Já na manhã desta quinta-feira, 22, sua pasta soltou um novo posicionamento, em resposta às muitas críticas de parlamentares e especialistas, que reclamaram da postura ausente da ministra e do afastamento do Ministério das discussões que antecederam a aprovação da PL.

Em nota, o MMA refutou as acusações de omissão, detalhando articulação desenvolvida desde 2023 com relatores senadores Confúcio Moura (MDB-RO) e Tereza Cristina (PP-MS).

De acordo com o texto, "a pasta participou de audiências públicas e contribuiu para o primeiro relatório, que contemplou "boa parte das demandas do MMA" em novembro de 2023. Contudo, após um ano de inatividade legislativa, o projeto retornou em maio de 2025 com texto "substancialmente diferente" e sem consenso prévio, surpreendendo a articulação governamental".

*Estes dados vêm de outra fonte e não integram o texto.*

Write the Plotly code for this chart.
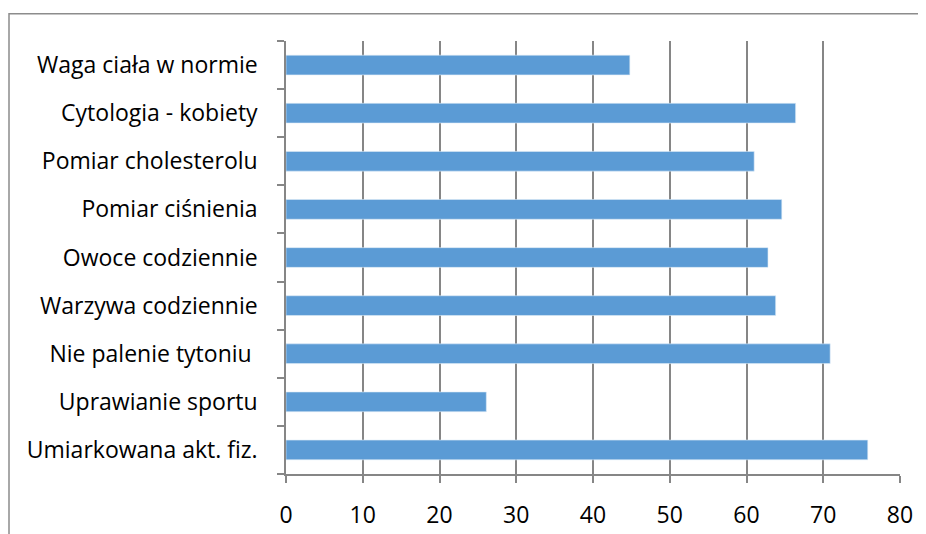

No documento, o Ministério afirmou ainda ter intensificado diálogo com Casa Civil, Secretaria de Relações Institucionais e base parlamentar para impedir aprovação de proposta considerada "desestruturação do sistema de licenciamento ambiental" consolidado desde os anos 1980.

Marina Silva voltou a ser questionada nesta quinta-feira, ao deixar um evento sobre Biodiversidade no Rio de Janeiro. Aos jornalistas presentes, classificou a aprovação como “golpe de morte no Congresso”.

Não houve detalhamento, contudo, de como o Ministério poderá atuar a partir de agora, visto que o projeto ainda segue para sanção presidencial.

Porém, conforme avaliaram de forma unânime especialistas ouvidos pela EXAME, o contraste entre o modelo técnico-científico do leilão florestal e a flexibilização proposta pelo PL tornam explícitas tensões fundamentais na implementação de políticas ESG no país.

Enquanto a concessão da Flona do Jatuarana pode representar um necessário avanço na integração e entendimento entre mercado financeiro e sustentabilidade, o PL 2.159/21 sinaliza retrocesso que pode comprometer décadas de evolução da legislação ambiental brasileira.